Falar de Paulinho da Viola é sempre um desafio. Expressar com palavras tudo que a vida e a música de Paulinho representam é uma tarefa quase impossível. E é bom que seja assim; afinal de contas, há coisas que somente a arte consegue bem exprimir.
De todo modo, tentarei aqui refletir um pouco sobre a importância do trabalho de Paulinho no contexto da nossa tão querida música popular.
Paulinho é definitivamente o maior patrimônio vivo do nosso samba. Tendo convivido intensamente com baluartes do calibre de Cartola, Nelson Cavaquinho, Nelson Sargento e muitos outros mais, Paulinho exerce há algum tempo - e com grande maestria - a grandiosa função de manter viva a tradição do samba brasileiro.
A versatilidade é certamente um dos traços marcantes de sua obra. Com a mesma desenvoltura com que explora uma estética de composição típica do ambiente dos antigos terreiros (atuais quadras) das escolas de samba, Paulinho é capaz de passear pelos inovadores caminhos do experimentalismo musical - como vimos tão brilhantemente em “Sinal Fechado”, por exemplo.
O choro é outro gênero dominado pelo artista, que já nos presenteou com algumas composições lindíssimas, sobretudo para violão. Também pudera: Paulinho é filho de ninguém menos que César Faria, chorão lendário que integrou a formação original do Conjunto Época de Ouro, de Jacob do Bandolim, e que hoje zela por nossa música em outro plano, junto a tantos mais.
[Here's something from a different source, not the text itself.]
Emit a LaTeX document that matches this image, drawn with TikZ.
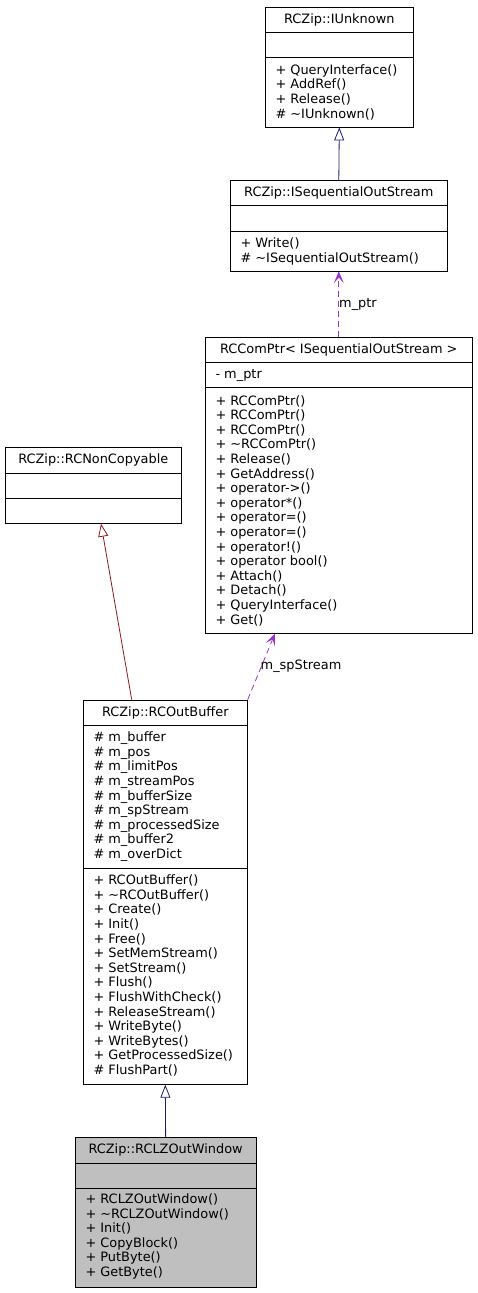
\documentclass[tikz,border=0pt]{standalone}
\usepackage{fontspec}
\setmainfont{DejaVu Sans}
\usetikzlibrary{arrows.meta}
\definecolor{inhblue}{HTML}{191970}
\definecolor{inhred}{HTML}{8B1A1A}
\definecolor{usepurple}{HTML}{9A32CD}
\definecolor{boxgray}{HTML}{BFBFBF}
\tikzset{
  cls/.style={draw=black, line width=0.8pt, rectangle, inner sep=0pt},
  sep/.style={draw=black, line width=0.8pt},
  ttl/.style={inner sep=0pt, anchor=center, font=\fontsize{12.9}{14.6}\selectfont},
  mem/.style={inner sep=0pt, anchor=west, align=left, font=\fontsize{12.9}{14.6}\selectfont},
  inh/.style={-{Triangle[open,length=13pt,width=10pt,fill=white]}, line width=0.8pt},
  use/.style={-{Stealth[length=12pt,width=10pt,inset=6pt]}, draw=usepurple, line width=0.8pt, dash pattern=on 6pt off 4pt},
  lbl/.style={inner sep=0pt, text=black, font=\fontsize{12.9}{14.6}\selectfont},
}
\begin{document}
\begin{tikzpicture}[x=1pt,y=-1pt]
\useasboundingbox (0,0) rectangle (477,1293);
% RCZip::IUnknown
\node[cls, minimum width=148pt, minimum height=119.7pt] (iunk) at (339.3,67.15) {};
\draw[sep] (265.3,32.3) -- (413.3,32.3) (265.3,57.3) -- (413.3,57.3);
\node[ttl] (iunkT) at (339.3,19.8) {RCZip::IUnknown};
\node[mem] (iunkM) at (275.3,92.2) {+ QueryInterface()\\+ AddRef()\\+ Release()\\\# \textasciitilde IUnknown()};
% RCZip::ISequentialOutStream
\node[cls, minimum width=217pt, minimum height=90.3pt] (iseq) at (338.8,225.85) {};
\draw[sep] (230.3,205.3) -- (447.3,205.3) (230.3,231.3) -- (447.3,231.3);
\node[ttl] (iseqT) at (338.8,193) {RCZip::ISequentialOutStream};
\node[mem] (iseqM) at (240.3,251.2) {+ Write()\\\# \textasciitilde ISequentialOutStream()};
% RCComPtr
\node[cls, minimum width=267pt, minimum height=296pt] (ccp) at (338.8,485.3) {};
\draw[sep] (205.3,362.7) -- (472.3,362.7) (205.3,387.3) -- (472.3,387.3);
\node[ttl] (ccpT) at (338.8,350) {RCComPtr< ISequentialOutStream >};
\node[mem] (ccpA) at (215.3,375) {- m\_ptr};
\node[mem] (ccpM) at (215.3,510.5) {+ RCComPtr()\\+ RCComPtr()\\+ RCComPtr()\\+ \textasciitilde RCComPtr()\\+ Release()\\+ GetAddress()\\+ operator->()\\+ operator*()\\+ operator=()\\+ operator=()\\+ operator!()\\+ operator bool()\\+ Attach()\\+ Detach()\\+ QueryInterface()\\+ Get()};
% RCZip::RCNonCopyable
\node[cls, minimum width=176pt, minimum height=76pt] (rnc) at (93.3,485.3) {};
\draw[sep] (5.3,473.3) -- (181.3,473.3) (5.3,498.3) -- (181.3,498.3);
\node[ttl] (rncT) at (93.3,460.3) {RCZip::RCNonCopyable};
% RCZip::RCOutBuffer
\node[cls, minimum width=164pt, minimum height=384.3pt] (rob) at (165.3,892.15) {};
\draw[sep] (83.3,725.3) -- (247.3,725.3) (83.3,868.3) -- (247.3,868.3);
\node[ttl] (robT) at (165.3,712.7) {RCZip::RCOutBuffer};
\node[mem] (robA) at (93.3,796.7) {\# m\_buffer\\\# m\_pos\\\# m\_limitPos\\\# m\_streamPos\\\# m\_bufferSize\\\# m\_spStream\\\# m\_processedSize\\\# m\_buffer2\\\# m\_overDict};
\node[mem] (robM) at (93.3,975.5) {+ RCOutBuffer()\\+ \textasciitilde RCOutBuffer()\\+ Create()\\+ Init()\\+ Free()\\+ SetMemStream()\\+ SetStream()\\+ Flush()\\+ FlushWithCheck()\\+ ReleaseStream()\\+ WriteByte()\\+ WriteBytes()\\+ GetProcessedSize()\\\# FlushPart()};
% RCZip::RCLZOutWindow
\node[cls, fill=boxgray, minimum width=180.7pt, minimum height=150pt] (rlz) at (165.65,1212.3) {};
\draw[sep] (75.3,1163.3) -- (256,1163.3) (75.3,1188.3) -- (256,1188.3);
\node[ttl] (rlzT) at (165.65,1150.3) {RCZip::RCLZOutWindow};
\node[mem] (rlzM) at (85.3,1236.5) {+ RCLZOutWindow()\\+ \textasciitilde RCLZOutWindow()\\+ Init()\\+ CopyBlock()\\+ PutByte()\\+ GetByte()};
% connectors
\draw[inh, draw=inhblue] (iseq.north) -- (iunk.south);
\draw[use] (ccp.north) -- node[lbl, pos=0.5, anchor=west] {m\_ptr} (iseq.south);
\draw[use] (rob.north east) -- node[lbl, pos=0.5, anchor=west, xshift=-1pt] {m\_spStream} ([xshift=70pt]ccp.south west);
\draw[inh, draw=inhred] ([xshift=-33.6pt]rob.north) -- ([xshift=7.7pt]rnc.south);
\draw[inh, draw=inhblue] (rlz.north) -- (rob.south);
\end{tikzpicture}
\end{document}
Em seu riquíssimo fazer artístico, Paulinho carrega sempre aquela que talvez seja a sua marca maior: a elegância. Elegância esta que lhe garantiu o carinhoso apelido de “Príncipe do Samba” e que pode ser facilmente observada no seu modo de tocar, de cantar e de interagir com o público.
Ao longo deste ano, tive o privilégio de estar em quatro shows do nosso artista: três na cidade de São Paulo e um na cidade do Rio de Janeiro. Com certo desconsolo, notei que a plateia não conhecia a maior parte das canções dos repertórios selecionados para cada espetáculo. Invariavelmente, o público só demonstrou entusiasmo com os mesmos três ou quatro megassucessos da carreira do sambista - o que, embora até seja compreensível, não deve ser tomado como razoável.
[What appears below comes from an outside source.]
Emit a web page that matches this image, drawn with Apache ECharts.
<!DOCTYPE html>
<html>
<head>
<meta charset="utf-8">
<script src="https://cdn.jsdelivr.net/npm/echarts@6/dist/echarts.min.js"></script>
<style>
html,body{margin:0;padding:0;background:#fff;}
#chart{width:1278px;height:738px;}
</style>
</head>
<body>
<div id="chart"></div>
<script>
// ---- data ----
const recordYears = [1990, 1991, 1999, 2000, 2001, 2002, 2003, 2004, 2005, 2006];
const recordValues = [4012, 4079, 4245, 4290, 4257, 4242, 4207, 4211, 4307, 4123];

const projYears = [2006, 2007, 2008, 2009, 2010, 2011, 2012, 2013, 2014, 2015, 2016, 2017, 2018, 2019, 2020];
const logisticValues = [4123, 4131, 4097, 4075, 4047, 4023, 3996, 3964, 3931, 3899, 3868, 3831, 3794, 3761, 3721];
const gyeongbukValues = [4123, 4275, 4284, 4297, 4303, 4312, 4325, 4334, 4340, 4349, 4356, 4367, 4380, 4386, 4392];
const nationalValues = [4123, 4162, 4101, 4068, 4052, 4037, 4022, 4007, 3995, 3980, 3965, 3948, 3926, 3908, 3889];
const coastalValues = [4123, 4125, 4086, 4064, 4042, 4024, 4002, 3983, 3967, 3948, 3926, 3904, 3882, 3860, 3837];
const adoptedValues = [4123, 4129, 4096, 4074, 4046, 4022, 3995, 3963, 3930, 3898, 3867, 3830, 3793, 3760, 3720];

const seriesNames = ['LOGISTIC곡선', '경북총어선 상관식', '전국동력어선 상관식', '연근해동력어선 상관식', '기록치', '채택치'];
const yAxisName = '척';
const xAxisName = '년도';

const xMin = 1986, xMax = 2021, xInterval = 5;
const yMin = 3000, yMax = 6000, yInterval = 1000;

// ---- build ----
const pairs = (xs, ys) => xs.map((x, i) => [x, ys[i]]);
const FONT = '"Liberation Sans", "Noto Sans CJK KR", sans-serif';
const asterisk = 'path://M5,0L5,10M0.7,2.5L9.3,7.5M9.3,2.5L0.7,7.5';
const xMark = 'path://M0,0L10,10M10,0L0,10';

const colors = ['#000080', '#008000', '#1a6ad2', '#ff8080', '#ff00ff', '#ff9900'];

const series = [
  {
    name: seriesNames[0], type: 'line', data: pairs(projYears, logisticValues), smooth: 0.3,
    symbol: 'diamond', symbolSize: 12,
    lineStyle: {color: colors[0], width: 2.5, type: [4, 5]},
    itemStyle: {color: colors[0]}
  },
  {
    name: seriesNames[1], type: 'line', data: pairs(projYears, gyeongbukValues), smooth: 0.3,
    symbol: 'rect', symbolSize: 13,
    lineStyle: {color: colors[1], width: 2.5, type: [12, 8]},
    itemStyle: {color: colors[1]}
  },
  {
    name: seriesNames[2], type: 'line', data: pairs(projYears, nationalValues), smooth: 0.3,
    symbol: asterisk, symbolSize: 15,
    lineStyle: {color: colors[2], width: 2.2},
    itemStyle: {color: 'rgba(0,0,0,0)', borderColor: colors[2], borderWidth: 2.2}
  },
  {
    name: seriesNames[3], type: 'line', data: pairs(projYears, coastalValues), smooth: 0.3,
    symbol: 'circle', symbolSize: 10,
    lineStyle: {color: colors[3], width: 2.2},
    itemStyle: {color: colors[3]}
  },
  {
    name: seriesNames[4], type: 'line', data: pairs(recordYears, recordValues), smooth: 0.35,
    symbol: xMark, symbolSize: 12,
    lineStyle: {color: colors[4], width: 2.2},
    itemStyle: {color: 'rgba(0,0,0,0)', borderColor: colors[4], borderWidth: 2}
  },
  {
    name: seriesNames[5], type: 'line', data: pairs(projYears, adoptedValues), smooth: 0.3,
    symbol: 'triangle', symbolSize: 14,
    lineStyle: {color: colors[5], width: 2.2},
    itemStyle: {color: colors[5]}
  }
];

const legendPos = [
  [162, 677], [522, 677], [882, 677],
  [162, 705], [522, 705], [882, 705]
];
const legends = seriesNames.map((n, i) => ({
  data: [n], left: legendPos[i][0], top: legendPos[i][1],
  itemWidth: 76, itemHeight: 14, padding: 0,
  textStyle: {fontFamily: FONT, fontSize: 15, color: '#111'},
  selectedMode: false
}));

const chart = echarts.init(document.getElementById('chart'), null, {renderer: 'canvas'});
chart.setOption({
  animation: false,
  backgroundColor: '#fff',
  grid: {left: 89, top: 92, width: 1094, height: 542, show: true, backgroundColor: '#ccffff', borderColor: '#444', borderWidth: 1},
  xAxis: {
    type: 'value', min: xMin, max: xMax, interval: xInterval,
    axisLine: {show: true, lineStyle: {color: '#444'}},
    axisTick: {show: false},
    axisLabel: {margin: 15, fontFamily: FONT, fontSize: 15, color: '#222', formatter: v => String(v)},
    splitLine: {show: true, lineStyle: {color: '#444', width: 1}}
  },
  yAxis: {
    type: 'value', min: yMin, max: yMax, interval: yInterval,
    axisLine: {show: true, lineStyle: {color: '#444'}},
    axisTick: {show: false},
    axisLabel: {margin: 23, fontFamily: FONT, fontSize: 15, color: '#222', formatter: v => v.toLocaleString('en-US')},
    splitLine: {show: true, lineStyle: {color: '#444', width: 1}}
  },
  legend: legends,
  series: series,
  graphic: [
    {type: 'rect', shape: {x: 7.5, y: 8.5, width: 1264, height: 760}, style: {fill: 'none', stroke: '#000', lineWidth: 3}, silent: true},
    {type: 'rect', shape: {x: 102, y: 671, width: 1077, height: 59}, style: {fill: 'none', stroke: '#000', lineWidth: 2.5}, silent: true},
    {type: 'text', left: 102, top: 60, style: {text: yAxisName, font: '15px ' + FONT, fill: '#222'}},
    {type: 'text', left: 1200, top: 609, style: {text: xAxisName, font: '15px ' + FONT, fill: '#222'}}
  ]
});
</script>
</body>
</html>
Paulinho é dono de uma obra extremamente vasta, que hoje representa um pilar fundamental de resistência daquele que pode ser considerado o pai dos ritmos e gêneros brasileiros: o samba. Seus trabalhos, além de apresentarem um refino e uma sofisticação indiscutíveis, incorporam elementos importantes de crítica às mazelas sociais brasileiras, ao racismo em suas mais diversas manifestações e ao processo de apropriação da celebração popular do carnaval pelo mercado hegemônico.
Por essas razões, acredito que a obra de Paulinho deva ser mais valorizada e reconhecida pelas brasileiras e pelos brasileiros. E a chegada dos seus 80 anos, em novembro, parece ser o convite perfeito para que aqueles que já conhecem a sua obra se aprofundem ainda mais nesse maravilhoso universo e para que aqueles que ainda não tiveram a felicidade de conhecer experimentem um primeiro contato.
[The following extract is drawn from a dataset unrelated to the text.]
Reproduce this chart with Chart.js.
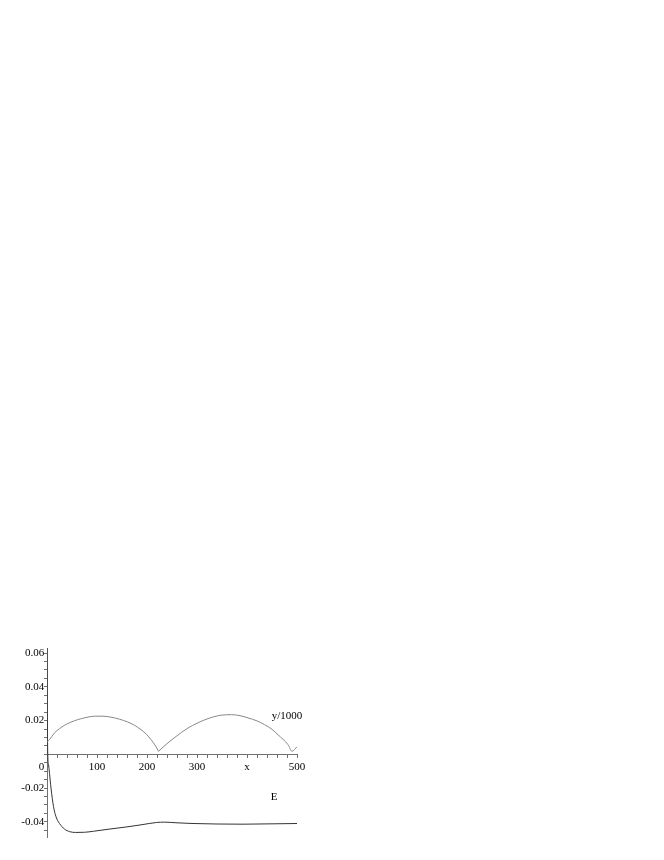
<!DOCTYPE html>
<html>
<head>
<meta charset="utf-8">
<script src="https://cdn.jsdelivr.net/npm/chart.js@4.4.1/dist/chart.umd.min.js"></script>
<style>
  html, body { margin: 0; padding: 0; background: #fff; }
  #plot { display: block; }
</style>
</head>
<body>
<canvas id="plot" width="664" height="860"></canvas>
<script>
'use strict';

// y/1000, first arch (x from 0 up to the dip)
const arc1X = [0, 5, 15, 25, 35, 48, 61, 78, 95, 112, 128, 145, 161, 175, 188, 199, 208, 216, 223];
const arc1Y = [0.0075, 0.0087, 0.0127, 0.0152, 0.0172, 0.0191, 0.0205, 0.0218, 0.0226, 0.0226, 0.0220, 0.0208, 0.0192, 0.0172, 0.0146, 0.0118, 0.0087, 0.0055, 0.0018];

// y/1000, second arch
const arc2X = [223, 236, 256, 282, 300, 316, 333, 349, 369, 386, 402, 420, 435, 450, 462, 482, 490, 500];
const arc2Y = [0.0018, 0.0053, 0.0101, 0.0156, 0.0184, 0.0205, 0.0222, 0.0232, 0.0235, 0.0229, 0.0216, 0.0198, 0.0176, 0.0148, 0.0116, 0.0057, 0.0018, 0.0045];

// E
const eX = [0, 0.5, 1.5, 3, 5, 8, 13, 18, 25, 35, 45, 57, 75, 93, 120, 160, 190, 219, 235, 260, 292, 340, 392, 450, 500];
const eY = [0.063, 0.03, 0.0, -0.006, -0.0113, -0.02, -0.031, -0.037, -0.041, -0.0443, -0.0458, -0.0463, -0.0462, -0.0456, -0.0445, -0.0430, -0.0417, -0.0404, -0.0402, -0.0406, -0.0410, -0.0413, -0.0414, -0.0412, -0.0410];

// tick labels (the origin label sits a little left of the axis, hence the em space)
const xTickLabels = { 0: '0\u2003', 100: '100', 200: '200', 300: '300', 400: 'x', 500: '500' };
const yTickValues = [0.06, 0.04, 0.02, -0.02, -0.04];

// curve names written next to the curves
const curveNames = [
    { text: 'y/1000', x: 480, y: 0.0227 },
    { text: 'E', x: 454, y: -0.0254 }
];

function pts(xs, ys) {
    return xs.map((x, i) => ({ x: x, y: ys[i] }));
}

const serif = "'Liberation Serif', 'DejaVu Serif', serif";

const curveNamePlugin = {
    id: 'curveNames',
    afterDatasetsDraw(chart) {
        const ctx = chart.ctx;
        const xs = chart.scales.x;
        const ys = chart.scales.y;
        ctx.save();
        ctx.fillStyle = '#000';
        ctx.font = '11px ' + serif;
        ctx.textAlign = 'center';
        ctx.textBaseline = 'middle';
        curveNames.forEach(n => {
            ctx.fillText(n.text, xs.getPixelForValue(n.x), ys.getPixelForValue(n.y));
        });
        ctx.restore();
    }
};

const lineStyle = {
    showLine: true,
    fill: false,
    pointRadius: 0,
    cubicInterpolationMode: 'monotone'
};

new Chart(document.getElementById('plot'), {
    type: 'scatter',
    data: {
        datasets: [
            Object.assign({ label: 'y/1000', data: pts(arc1X, arc1Y), borderColor: '#888', borderWidth: 1 }, lineStyle),
            Object.assign({ label: 'y/1000', data: pts(arc2X, arc2Y), borderColor: '#888', borderWidth: 1 }, lineStyle),
            Object.assign({ label: 'E', data: pts(eX, eY), borderColor: '#333', borderWidth: 1 }, lineStyle)
        ]
    },
    options: {
        responsive: false,
        animation: false,
        events: [],
        layout: { padding: { left: 47, right: 367, top: 648, bottom: 23 } },
        plugins: {
            legend: { display: false },
            tooltip: { enabled: false }
        },
        scales: {
            x: {
                type: 'linear',
                position: { y: 0 },
                min: 0,
                max: 500,
                border: { display: true, color: '#707070', width: 1 },
                grid: { drawOnChartArea: false, drawTicks: true, tickLength: 3, color: '#707070' },
                ticks: {
                    stepSize: 20,
                    includeBounds: false,
                    autoSkip: false,
                    maxRotation: 0,
                    padding: 3,
                    color: '#000',
                    font: { family: serif, size: 11 },
                    callback: v => (xTickLabels[v] !== undefined ? xTickLabels[v] : '')
                }
            },
            y: {
                type: 'linear',
                position: { x: 0 },
                min: -0.049,
                max: 0.063,
                border: { display: true, color: '#707070', width: 1 },
                grid: { drawOnChartArea: false, drawTicks: true, tickLength: 3, color: '#707070' },
                ticks: {
                    stepSize: 0.005,
                    includeBounds: false,
                    autoSkip: false,
                    padding: 2,
                    color: '#000',
                    font: { family: serif, size: 11 },
                    callback: v => {
                        const hit = yTickValues.find(t => Math.abs(t - v) < 1e-6);
                        return hit !== undefined ? String(hit) + ' ' : '';
                    }
                }
            }
        }
    },
    plugins: [curveNamePlugin]
});
</script>
</body>
</html>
Portanto, nesta data em que a nossa música popular assiste contente a mais um aniversário de um de seus grandes gênios, deixo aqui a seguinte mensagem: ouçam Paulinho, consumam Paulinho, apreciem, sem moderação alguma, Paulinho da Viola!
E como não poderia deixar de fazer, registro, para finalizar, um necessário agradecimento: obrigado, Paulinho, por tudo que fez, que faz e que ainda fará pela nossa arte! Saúde!